I Was a Teenage Fundamentalist Episode 94 What About Certainty? with Bernard Warnick is a recent episode of this ex-vangelical podcast, no longer coyly presented by B. and T. but by Brian and Troy, who left their evangelical megachurches when they were aged in their 30s and 40s. Bernard Warnick is a retired Family Court judge, and his book that he is talking about in this episode (Illusions of Certainty: thoughts about thinking) is not about religion at all. Instead it’s about Warnick’s observations on logic and thinking, drawing on neurobiology and cognitive science. Why do we crave certainty? he asks. It’s an emotional, rather than an intellectual need, driven by subjectivity. In a post-modern world there are many truths, but he argues that we can have firm values, but you need to teach yourself and rely on yourself which requires discipline and wisdom.
The Rest is History Episode 419 Britain in 1974: Countdown to a Coup (Pt 3) So there’s Harold Wilson, Prime Minister after an election that he didn’t expect to win. He was ill, tired, drinking too much and in thrall to his private secretary and ‘political wife’ Marcia Williams (shades of Peta Credlin, anyone?) He settled with the miners, which solved the immediate problem but which led to the idealistic ‘Social Contract’ which saw 30% wage increases further fueling the cost of living. There was new spending, and new taxes on the rich (83% at the top tier, with a 98% tax on investments.) The talk in the gentlemen’s clubs was of a military overthrow and ‘getting rid of’ (i.e. killing) Marcia Williams. Wilson was accused of being a KGB agent, and there was certainly precedent for military intervention in Allende’s Chile and in Northern Ireland. The army had already been intervening in British strikes, stepping in to replace striking fire, ambulance and rubbish collection workers. On 18 September 1974 Harold Wilson called another election.
History Hit History of Gulags After the recent death of Alexei Navalny, this podcast featuring Alexander Watson, Professor of History at Goldsmiths, University of London, looks into the history of Gulags in Russia. The first mention of ‘exile’ in Russia was in 1649 under the Tsars, where revolutionaries were sent to Siberia, but here isolation and distance were left to do the job. In 1917 the Bolsheviks set up camps, and the first labour camp was set up in the 1920s. A labour camp was expected to be profitable and was governed by the inmates themselves (as distinct from German ‘extermination’ camps). Nonetheless, there was a huge death rate, estimated at being about 1/4 which is similar to the Nazi labour camps. ‘Gulag’ is actually a Soviet acronym from the 1930s. They were at their highest peak in the early 1950s when they numbered 2.5 million, and the Secret Police were involved. Many prisoners were set free under Kruschev but the structures remained. During the 1960s and 1970s the emphasis changed to psychiatric hospitals in order to achieve the same effect.

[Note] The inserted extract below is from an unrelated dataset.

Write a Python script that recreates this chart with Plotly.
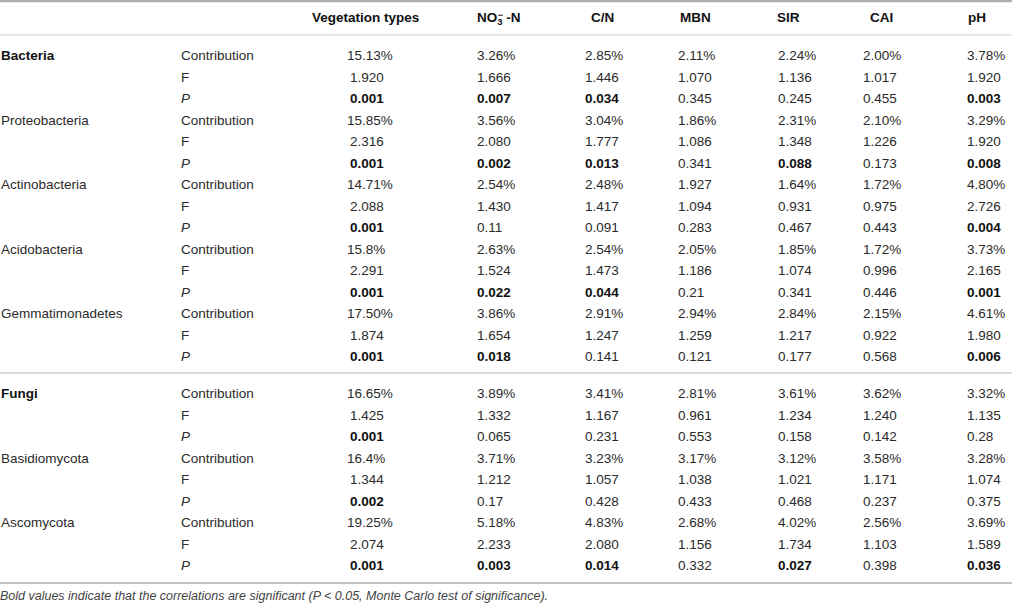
import plotly.graph_objects as go

# table content
taxa = ["Bacteria", "Proteobacteria", "Actinobacteria", "Acidobacteria", "Gemmatimonadetes",
        "Fungi", "Basidiomycota", "Ascomycota"]
bold_taxa = ["Bacteria", "Fungi"]
factors = ["Vegetation types", "NO<sub>3</sub>\u00a0-N", "C/N", "MBN", "SIR", "CAI", "pH"]
stat_labels = ["Contribution", "F", "<i>P</i>"]

contribution = {
    "Bacteria": ["15.13%", "3.26%", "2.85%", "2.11%", "2.24%", "2.00%", "3.78%"],
    "Proteobacteria": ["15.85%", "3.56%", "3.04%", "1.86%", "2.31%", "2.10%", "3.29%"],
    "Actinobacteria": ["14.71%", "2.54%", "2.48%", "1.927", "1.64%", "1.72%", "4.80%"],
    "Acidobacteria": ["15.8%", "2.63%", "2.54%", "2.05%", "1.85%", "1.72%", "3.73%"],
    "Gemmatimonadetes": ["17.50%", "3.86%", "2.91%", "2.94%", "2.84%", "2.15%", "4.61%"],
    "Fungi": ["16.65%", "3.89%", "3.41%", "2.81%", "3.61%", "3.62%", "3.32%"],
    "Basidiomycota": ["16.4%", "3.71%", "3.23%", "3.17%", "3.12%", "3.58%", "3.28%"],
    "Ascomycota": ["19.25%", "5.18%", "4.83%", "2.68%", "4.02%", "2.56%", "3.69%"],
}
f_values = {
    "Bacteria": ["1.920", "1.666", "1.446", "1.070", "1.136", "1.017", "1.920"],
    "Proteobacteria": ["2.316", "2.080", "1.777", "1.086", "1.348", "1.226", "1.920"],
    "Actinobacteria": ["2.088", "1.430", "1.417", "1.094", "0.931", "0.975", "2.726"],
    "Acidobacteria": ["2.291", "1.524", "1.473", "1.186", "1.074", "0.996", "2.165"],
    "Gemmatimonadetes": ["1.874", "1.654", "1.247", "1.259", "1.217", "0.922", "1.980"],
    "Fungi": ["1.425", "1.332", "1.167", "0.961", "1.234", "1.240", "1.135"],
    "Basidiomycota": ["1.344", "1.212", "1.057", "1.038", "1.021", "1.171", "1.074"],
    "Ascomycota": ["2.074", "2.233", "2.080", "1.156", "1.734", "1.103", "1.589"],
}
p_values = {
    "Bacteria": ["0.001", "0.007", "0.034", "0.345", "0.245", "0.455", "0.003"],
    "Proteobacteria": ["0.001", "0.002", "0.013", "0.341", "0.088", "0.173", "0.008"],
    "Actinobacteria": ["0.001", "0.11", "0.091", "0.283", "0.467", "0.443", "0.004"],
    "Acidobacteria": ["0.001", "0.022", "0.044", "0.21", "0.341", "0.446", "0.001"],
    "Gemmatimonadetes": ["0.001", "0.018", "0.141", "0.121", "0.177", "0.568", "0.006"],
    "Fungi": ["0.001", "0.065", "0.231", "0.553", "0.158", "0.142", "0.28"],
    "Basidiomycota": ["0.002", "0.17", "0.428", "0.433", "0.468", "0.237", "0.375"],
    "Ascomycota": ["0.001", "0.003", "0.014", "0.332", "0.027", "0.398", "0.036"],
}
# which P values are set in bold in the source table
p_bold = {
    "Bacteria": [1, 1, 1, 0, 0, 0, 1],
    "Proteobacteria": [1, 1, 1, 0, 1, 0, 1],
    "Actinobacteria": [1, 0, 0, 0, 0, 0, 1],
    "Acidobacteria": [1, 1, 1, 0, 0, 0, 1],
    "Gemmatimonadetes": [1, 1, 0, 0, 0, 0, 1],
    "Fungi": [1, 0, 0, 0, 0, 0, 0],
    "Basidiomycota": [1, 0, 0, 0, 0, 0, 0],
    "Ascomycota": [1, 1, 1, 0, 1, 0, 1],
}
note = ("<i>Bold values indicate that the correlations are significant "
        "(P < 0.05, Monte Carlo test of significance).</i>")

# layout (pixel units on the hidden axes)
W, H = 1012, 604
FONT = "Liberation Sans, Arial, sans-serif"
TXT = "#2a2a2a"
col_left = [347, 477, 585, 678, 778, 863, 967]
head_left = [312, 477, 591, 680, 777, 870, 968]
taxon_x, stat_x = 1, 181
row_h = 21.5
dy = 2  # svg text sits a bit high, nudge down
group_top = {"Bacteria": 55 + dy, "Fungi": 393 + dy}
header_y = 17 + dy


def row_y(k, s):
    if k < 5:
        return group_top["Bacteria"] + row_h * (3 * k + s)
    return group_top["Fungi"] + row_h * (3 * (k - 5) + s)


normal = dict(x=[], y=[], t=[])
bold = dict(x=[], y=[], t=[])

for k, taxon in enumerate(taxa):
    tgt = bold if taxon in bold_taxa else normal
    tgt["x"].append(taxon_x); tgt["y"].append(row_y(k, 0)); tgt["t"].append(taxon)
    for s, lab in enumerate(stat_labels):
        normal["x"].append(stat_x); normal["y"].append(row_y(k, s)); normal["t"].append(lab)
    for c in range(len(factors)):
        shift = 3 if (c == 0) else 0
        normal["x"].append(col_left[c]); normal["y"].append(row_y(k, 0))
        normal["t"].append(contribution[taxon][c])
        normal["x"].append(col_left[c] + shift); normal["y"].append(row_y(k, 1))
        normal["t"].append(f_values[taxon][c])
        tgt_p = bold if p_bold[taxon][c] else normal
        tgt_p["x"].append(col_left[c] + shift); tgt_p["y"].append(row_y(k, 2))
        tgt_p["t"].append(p_values[taxon][c])

fig = go.Figure()
fig.add_trace(go.Scatter(
    x=normal["x"], y=normal["y"], text=normal["t"], mode="text",
    textposition="middle right", textfont=dict(family=FONT, size=13.5, color=TXT),
    hoverinfo="skip", showlegend=False))
fig.add_trace(go.Scatter(
    x=bold["x"], y=bold["y"], text=["<b>" + t + "</b>" for t in bold["t"]], mode="text",
    textposition="middle right", textfont=dict(family=FONT, size=13.5, color="#111"),
    hoverinfo="skip", showlegend=False))
# header row
fig.add_trace(go.Scatter(
    x=head_left, y=[header_y] * len(factors), text=["<b>" + f + "</b>" for f in factors],
    mode="text", textposition="middle right",
    textfont=dict(family=FONT, size=13.5, color="#111"),
    hoverinfo="skip", showlegend=False))
# superscript minus stacked over the subscript 3 of NO3
fig.add_trace(go.Scatter(
    x=[head_left[1] + 23.5], y=[header_y - 3], text=["<b>−</b>"], mode="text",
    textposition="middle center", textfont=dict(family=FONT, size=9, color="#111"),
    hoverinfo="skip", showlegend=False))
# footnote
fig.add_trace(go.Scatter(
    x=[taxon_x - 1], y=[595 + dy], text=[note], mode="text", textposition="middle right",
    textfont=dict(family=FONT, size=12.5, color="#444"),
    hoverinfo="skip", showlegend=False))

# rules
for y, w, col in [(1, 2.5, "#b0b0b0"), (35, 1.2, "#cfcfcf"), (373, 1.5, "#cfcfcf"), (583, 2, "#c0c0c0")]:
    fig.add_shape(type="line", xref="paper", yref="y", x0=0, x1=1, y0=y, y1=y,
                  line=dict(color=col, width=w))

fig.update_layout(
    width=W, height=H,
    margin=dict(l=0, r=0, t=0, b=0),
    plot_bgcolor="white", paper_bgcolor="white",
    xaxis=dict(range=[0, W], visible=False, fixedrange=True),
    yaxis=dict(range=[H, 0], visible=False, fixedrange=True),
)
fig.write_html("out.html", config={"displayModeBar": False},
               post_script="document.body.style.margin='0';")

Now ‘law’ is used as the enforcing mechanism.
Emperors of Rome I must have forgotten to note this one- and it was a good one too! Episode CII Clodia notes that, like other women, Clodia was only mentioned tangentially in the sources. She lived in the late republic, around the 1st Century CE. Her father was a consul, and an Optimati but she and her brother opposed their father’s politics and aligned themselves more to the Populari. In 59BCE her very conservative husband died, leaving her a widow- a position that gave women more autonomy than they had when they were married. Her name was brought into a murder trial, and Cicero acting as defence for Callus, the accused, dragged Clodia’s name into the court. She was a witness against Callus and in defending his client, Cicero suggested that she had poisoned her husband. This was payback, because Cicero hated Clodia’s brother because he had been responsible for Cicero being sent into exile. However, she survived the scandal of the courtcase, and became a businesswoman. Go Clodia.